É a aproximação do capital aos seus limites históricos a causa da crise estrutural que assumiu, num primeiro momento (a dos anos cinqüenta e sessenta), a forma do Welfare State e, num segundo momento, nos anos setenta até hoje, a forma de um "continunn de depressão" ("depressed continunn") que tende a abolir até mesmo os mecanismos de controle das crises da etapa anterior. Numa frontal oposição às teorias que, hoje, procuram idealizar os "anos dourados", produzindo uma imagem do Welfare State como período de apogeu da democracia e de segurança econômicas, Mészáros demonstra que tanto hoje, como no pós-guerra, o gargalo da reprodução ampliada do capital era o mesmo: a impossibilidade de, mantido o atual metabolismo social, ampliar o consumo na mesma amplitude em que se desenvolvem as forças produtivas. A saída encontrada pelo capital foi, em primeiro lugar, ampliar o consumo pela estruturação de um mercado consumidor de massas que teve no Welfare State sua necessária regulamentação política. Em segundo lugar, intensificar o caráter destrutivo e perdulário do sistema pela adoção de uma escandalosa estratégia de obsolescência planejada, de tal modo a ampliar a venda pela redução do consumo das mercadorias. Do ponto de vista do capital, a rigor há uma identidade funcional entre consumo e destruição: uma vez vendida, o ideal seria que a mercadoria fosse imediatamente destruída para dar lugar a uma nova compra. A intensificação da "obsolescência planejada" no pós-guerra intensificou essa tendência de aproximação funcional entre consumo e destruição dos produtos sociais — e, no seu limite, chegou mesmo a identificá-las em setores econômicos da maior importância, como o Complexo Industrial Militar.

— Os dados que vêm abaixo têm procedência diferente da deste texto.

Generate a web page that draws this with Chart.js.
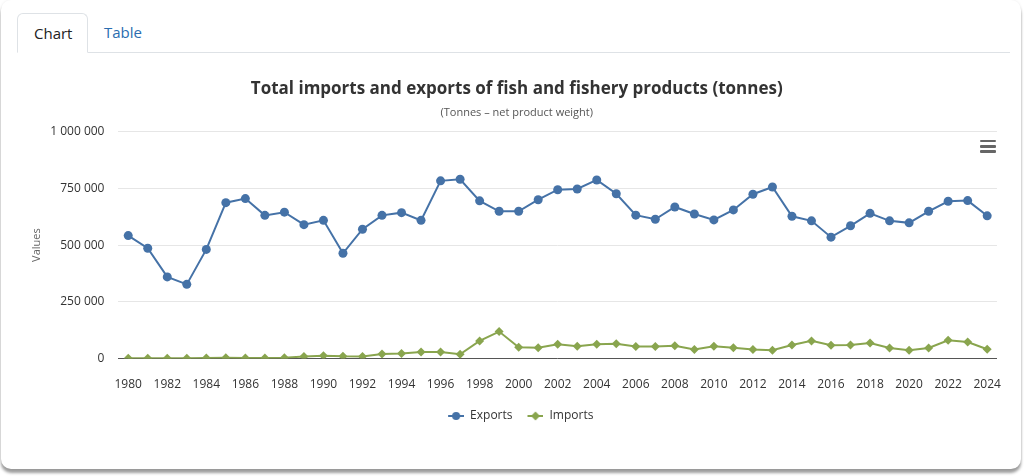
<!DOCTYPE html>
<html>
<head>
<meta charset="utf-8">
<script src="https://cdn.jsdelivr.net/npm/chart.js@4"></script>
<style>
  html, body { margin: 0; padding: 0; background: #fff; width: 1024px; height: 476px; overflow: hidden; font-family: "Open Sans", sans-serif; }
  .card { position: absolute; left: 1px; top: 0; width: 1020px; height: 469px; background: #fff; border-radius: 10px; box-shadow: 0 4px 3px rgba(0,0,0,0.38), 0 0 3px rgba(0,0,0,0.08); }
  .tabs { position: absolute; left: 16px; top: 13px; width: 993px; height: 39px; border-bottom: 1px solid #dee2e6; }
  .tab { position: absolute; top: 0; height: 38px; line-height: 38px; font-size: 15px; padding: 0 16px; box-sizing: border-box; }
  .tab.active { left: 0; width: 71px; border: 1px solid #dee2e6; border-bottom: 1px solid #fff; border-radius: 6px 6px 0 0; height: 40px; color: #222; background: #fff; }
  .tab.link { left: 71px; color: #2a6db0; }
  .wrap { position: absolute; left: 16px; top: 60px; width: 996px; height: 405px; }
  .menu { position: absolute; left: 980px; top: 140px; width: 16px; }
  .menu div { height: 2.4px; background: #666; margin-bottom: 2.8px; border-radius: 1px; }
</style>
</head>
<body>
<div class="card">
  <div class="tabs">
    <div class="tab active">Chart</div>
    <div class="tab link">Table</div>
  </div>
</div>
<div class="wrap"><canvas id="chart"></canvas></div>
<div class="menu"><div></div><div></div><div></div></div>
<script>
// years 1980-2024
const years = ["1980","1981","1982","1983","1984","1985","1986","1987","1988","1989",
  "1990","1991","1992","1993","1994","1995","1996","1997","1998","1999",
  "2000","2001","2002","2003","2004","2005","2006","2007","2008","2009",
  "2010","2011","2012","2013","2014","2015","2016","2017","2018","2019",
  "2020","2021","2022","2023","2024"];

const exportsT = [542000, 486000, 360000, 327000, 481000, 687000, 705000, 631000, 645000, 590000,
  609000, 464000, 570000, 631000, 643000, 609000, 783000, 790000, 695000, 649000,
  649000, 700000, 744000, 747000, 787000, 726000, 632000, 614000, 668000, 637000,
  611000, 655000, 724000, 756000, 627000, 607000, 535000, 585000, 640000, 607000,
  598000, 649000, 693000, 696000, 629000];

const importsT = [1000, 1500, 2000, 2000, 3000, 3500, 2500, 2500, 4000, 9000,
  13000, 10000, 9000, 20000, 22000, 29000, 29000, 19000, 78000, 119000,
  50000, 48000, 63000, 54000, 63000, 65000, 53000, 53000, 57000, 40000,
  54000, 48000, 40000, 37000, 60000, 78000, 59000, 60000, 69000, 47000,
  37000, 47000, 81000, 73000, 41000];

const yTicks = [0, 250000, 500000, 750000, 1000000];

const blue = "#4572a7";
const green = "#89a54e";

function fmt(v) {
    return String(v).replace(/\B(?=(\d{3})+(?!\d))/g, " ");
}

// legend symbol: short line with the marker on it (8px blank on the left as item spacing)
function legendIcon(color, style) {
    const c = document.createElement("canvas");
    c.width = 24; c.height = 12;
    const ctx = c.getContext("2d");
    ctx.strokeStyle = color;
    ctx.lineWidth = 2;
    ctx.beginPath(); ctx.moveTo(8, 6); ctx.lineTo(24, 6); ctx.stroke();
    ctx.fillStyle = color;
    ctx.beginPath();
    if (style === "circle") {
        ctx.arc(16, 6, 4, 0, Math.PI * 2);
    } else {
        ctx.moveTo(16, 1.5); ctx.lineTo(20.5, 6); ctx.lineTo(16, 10.5); ctx.lineTo(11.5, 6); ctx.closePath();
    }
    ctx.fill();
    return c;
}

const icons = [legendIcon(blue, "circle"), legendIcon(green, "diamond")];

function draw() {
    new Chart(document.getElementById("chart"), {
        type: "line",
        data: {
            labels: years,
            datasets: [
                {
                    label: "Exports",
                    data: exportsT,
                    borderColor: blue,
                    backgroundColor: blue,
                    borderWidth: 2,
                    pointStyle: "circle",
                    pointRadius: 4.5,
                    pointHoverRadius: 5,
                    pointBorderWidth: 0,
                    tension: 0,
                },
                {
                    label: "Imports",
                    data: importsT,
                    borderColor: green,
                    backgroundColor: green,
                    borderWidth: 2,
                    pointStyle: "rectRot",
                    pointRadius: 4.5,
                    pointHoverRadius: 5,
                    pointBorderWidth: 0,
                    tension: 0,
                },
            ],
        },
        options: {
            responsive: true,
            maintainAspectRatio: false,
            animation: false,
            layout: { padding: { left: 14, right: 8.5, top: 0, bottom: 33 } },
            plugins: {
                title: {
                    display: true,
                    text: "Total imports and exports of fish and fishery products (tonnes)",
                    color: "#333",
                    font: { family: "Open Sans", size: 17, weight: "bold" },
                    padding: { top: 19, bottom: 7 },
                },
                subtitle: {
                    display: true,
                    text: "(Tonnes \u2013 net product weight)",
                    color: "#555",
                    font: { family: "Open Sans", size: 11 },
                    padding: { top: 0, bottom: 12 },
                },
                legend: {
                    position: "bottom",
                    labels: {
                        usePointStyle: true,
                        pointStyleWidth: 24,
                        color: "#333",
                        font: { family: "Open Sans", size: 12 },
                        padding: 7,
                        generateLabels: function (ch) {
                            const items = Chart.defaults.plugins.legend.labels.generateLabels(ch);
                            items.forEach((it, i) => { it.pointStyle = icons[i]; });
                            return items;
                        },
                    },
                },
                tooltip: { enabled: false },
            },
            scales: {
                x: {
                    offset: true,
                    grid: { display: false },
                    border: { display: true, color: "#555", width: 1 },
                    ticks: {
                        autoSkip: false,
                        maxRotation: 0,
                        color: "#333",
                        padding: 11,
                        font: { family: "Open Sans", size: 12 },
                        callback: function (val, idx) {
                            return idx % 2 === 0 ? years[idx] : "";
                        },
                    },
                },
                y: {
                    min: 0,
                    max: 1000000,
                    afterBuildTicks: function (axis) {
                        axis.ticks = yTicks.map(v => ({ value: v }));
                    },
                    grid: { color: "#e6e6e6", drawTicks: false },
                    border: { display: false },
                    title: {
                        display: true,
                        text: "Values",
                        color: "#666",
                        font: { family: "Open Sans", size: 11 },
                        padding: { top: 0, bottom: -7 },
                    },
                    ticks: {
                        color: "#333",
                        padding: 14,
                        font: { family: "Open Sans", size: 12 },
                        callback: function (v) { return fmt(v); },
                    },
                },
            },
        },
    });
}

Promise.all([
    document.fonts.load('12px "Open Sans"'),
    document.fonts.load('bold 17px "Open Sans"'),
]).then(draw, draw);
</script>
</body>
</html>
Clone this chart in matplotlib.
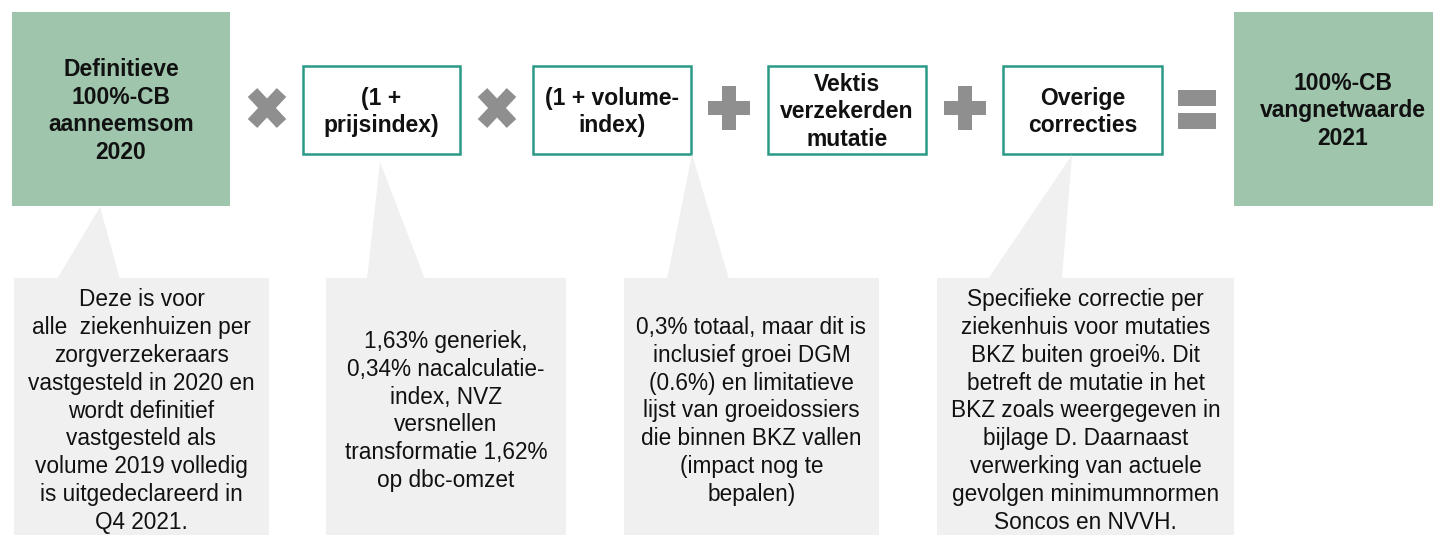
import matplotlib
matplotlib.use('Agg')
import numpy as np
import matplotlib.pyplot as plt
from matplotlib.patches import Rectangle, Polygon

plt.rcParams['font.family'] = ['Liberation Sans', 'DejaVu Sans']

# formula terms (top row) and the notes beneath them
terms = ['Definitieve\n100%-CB\naanneemsom\n2020',
         '(1 +\nprijsindex)',
         '(1 + volume-\nindex)',
         'Vektis\nverzekerden\nmutatie',
         'Overige\ncorrecties',
         '100%-CB\nvangnetwaarde\n2021']
operators = ['x', 'x', '+', '+', '=']
notes = ['Deze is voor\nalle  ziekenhuizen per\nzorgverzekeraars\nvastgesteld in 2020 en\n'
         'wordt definitief\nvastgesteld als\nvolume 2019 volledig\nis uitgedeclareerd in\nQ4 2021.',
         '1,63% generiek,\n0,34% nacalculatie-\nindex, NVZ\nversnellen\ntransformatie 1,62%\nop dbc-omzet',
         '0,3% totaal, maar dit is\ninclusief groei DGM\n(0.6%) en limitatieve\nlijst van groeidossiers\n'
         'die binnen BKZ vallen\n(impact nog te\nbepalen)',
         'Specifieke correctie per\nziekenhuis voor mutaties\nBKZ buiten groei%. Dit\nbetreft de mutatie in het\n'
         'BKZ zoals weergegeven in\nbijlage D. Daarnaast\nverwerking van actuele\ngevolgen minimumnormen\nSoncos en NVVH.']

green = '#9fc5ad'
teal = '#2a9a86'
grey = '#8f8f8f'
light = '#f0f0f0'

# layout in pixels
term_x = [(12, 230), (303, 460), (533, 691), (768, 926), (1003, 1162), (1234, 1433)]
op_x = [267, 497, 729, 965, 1197]
note_x = [(14, 269), (326, 566), (624, 879), (937, 1234)]
ptr = [(100, 207, 57, 120), (380, 162, 367, 425), (692, 154, 667, 729), (1072, 155, 988, 1062)]


def arm(p1, p2, t):
    p1, p2 = np.array(p1, float), np.array(p2, float)
    d = (p2 - p1) / np.linalg.norm(p2 - p1)
    n = np.array([-d[1], d[0]]) * t / 2
    return [p1 + n, p2 + n, p2 - n, p1 - n]


fig = plt.figure(figsize=(14.33, 5.35), dpi=100)
ax = fig.add_axes([0, 0, 1, 1])
ax.set_xlim(0, 1433)
ax.set_ylim(535, 0)
ax.axis('off')

for i, (x0, x1) in enumerate(term_x):
    if i in (0, 5):
        ax.add_patch(Rectangle((x0, 12), x1 - x0, 194, facecolor=green, edgecolor='none'))
        y0, y1 = 12, 206
    else:
        ax.add_patch(Rectangle((x0, 66), x1 - x0, 88, facecolor='white', edgecolor=teal, lw=1.8))
        y0, y1 = 66, 154
    cx = (x0 + x1) / 2 if i != 5 else 1343
    ax.text(cx, (y0 + y1) / 2 + 2, terms[i], ha='center', va='center', fontsize=16.5,
            fontweight='bold', linespacing=1.26, color='#111111')

cy = 108
for op, cx in zip(operators, op_x):
    if op == 'x':
        a, b = 14.5, 15.5
        ax.add_patch(Polygon(arm((cx - a, cy - b), (cx + a, cy + b), 13), facecolor=grey, edgecolor='none'))
        ax.add_patch(Polygon(arm((cx + a, cy - b), (cx - a, cy + b), 13), facecolor=grey, edgecolor='none'))
    elif op == '+':
        ax.add_patch(Rectangle((cx - 21, cy - 7), 42, 14, facecolor=grey, edgecolor='none'))
        ax.add_patch(Rectangle((cx - 7, cy - 22), 14, 44, facecolor=grey, edgecolor='none'))
    else:
        ax.add_patch(Rectangle((cx - 19, 90), 38, 16, facecolor=grey, edgecolor='none'))
        ax.add_patch(Rectangle((cx - 19, 113), 38, 16, facecolor=grey, edgecolor='none'))

for (x0, x1), (px, py, b0, b1), txt in zip(note_x, ptr, notes):
    ax.add_patch(Polygon([(px, py), (b0, 279), (b1, 279)], closed=True,
                         facecolor=light, edgecolor='none'))
    ax.add_patch(Rectangle((x0, 278), x1 - x0, 260, facecolor=light, edgecolor='none'))
    ax.text((x0 + x1) / 2, 411, txt, ha='center', va='center', fontsize=16.3,
            linespacing=1.27, color='#111111')

fig.savefig('out.png', dpi=100, facecolor='white')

Nos mesmos anos de 1950 que abriram as "três décadas de ouro", os Estados que pretensamente estavam se democratizando pela adoção das políticas públicas que caracterizavam os Estados de Bem-Estar, iniciavam o movimento de implantação no restante do mundo das multinacionais e das ditaduras, militares ou não, necessárias para "adequar" a periferia do sistema. Nestes mesmos anos, no seio das democracias européias e estadunidense, tivemos o renascimento da tortura em uma escala que não conhecíamos desde o século XIX, segundo o impressionante relato de Kate Millet (Millet, 1994). Na França e nos Estados, este foi um período marcado por uma direitização do espectro político, representado sobretudo pelo Maccarthismo e pelo gaullismo; algo semelhante, ainda que com intensidade variável, ocorreu em todos os países que conheceram a experiência do Estado de Bem-Estar. Foi durante este mesmo período que construiu-se o maior arsenal militar da história da humanidade, com a capacidade para destruir o planeta 99 vezes. E, por fim, é bom lembrar que a implantação do Estado de Bem-Estar não representou, de modo universal e necessário, a melhoria das condições de vida e trabalho de todos os assalariados, como ainda a real elevação da massa salarial nos países centrais não significou uma distribuição de renda consistente, isto é, que tenha perdurado por mais de alguns anos.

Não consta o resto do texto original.